I sign up to be on boards and committees which offer another way to connect with some of my clients who are on those same boards and committees. It’s a once a month meeting but also an opportunity to connect and share the benefits of volunteering together. Volunteering is the ultimate expression of human relationships – people acting on behalf of their communities, because of a desire to contribute and help. As a result, volunteers tend to be highly engaged and committed to the outcomes of their work. A person engaged in volunteering benefits from increased self-confidence in their power as an individual to influence change and inspire others. What a great way to connect!
I know. Most days you feel too busy to even take a lunch break. That is most days for me, but you don’t have to feel that way everyday. I don’t like the pressure of several scheduled lunch meetings in one week, but what does work for me is to schedule only one lunch date per week with someone who excites me. It gives me something to look forward to that week.
Pick Up the Phone
Pick four people you want to connect with each month and set aside a designated time each week for a one hour phone call with them. Discuss resources. Offer support. Just talking with someone who understands your objectives and helps you celebrate your wins can be very energizing for the both of you.

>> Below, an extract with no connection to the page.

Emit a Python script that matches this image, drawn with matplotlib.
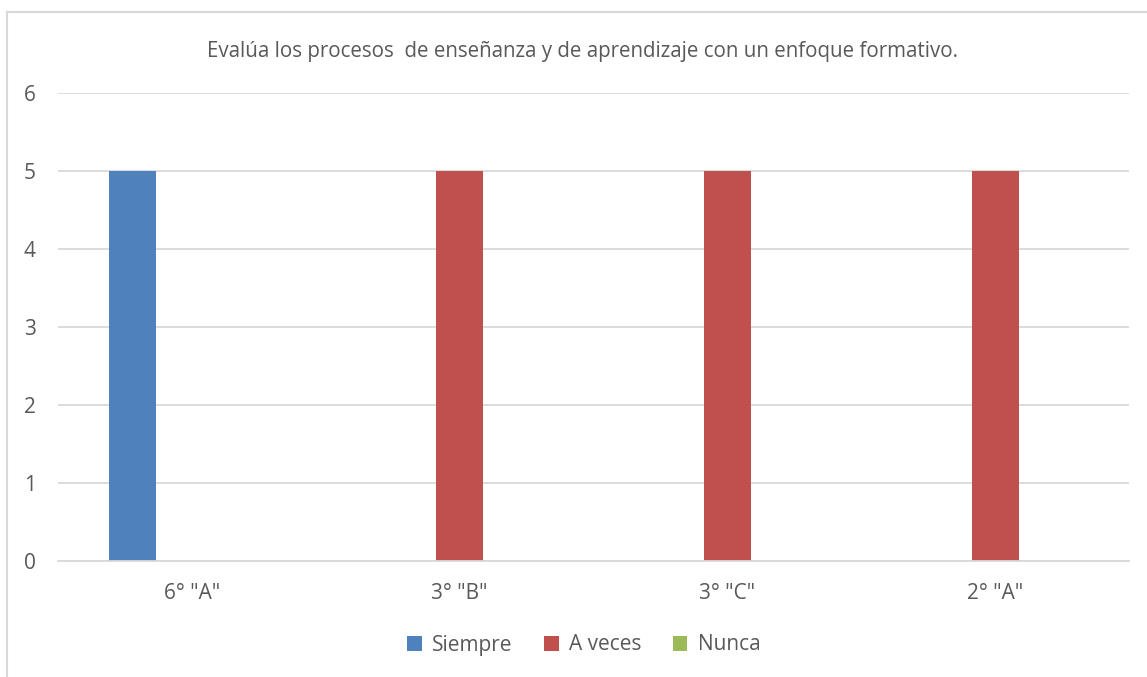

I have learned so much with each connection that I have made throughout my years in business. Those relationships have been so important in my life.
So, stop making excuses. Start making the time. Go be with people you care about. Grow your relationships.
Aristotle said, “We are what we repeatedly do. Excellence then, is not an act, but a habit.” Habits take time to build, but if you choose to adopt some of these ideas for networking into your daily and weekly routines, you will find that over time, you will have created strong, meaningful connections.
How do you fit in authentic networking into your busy day?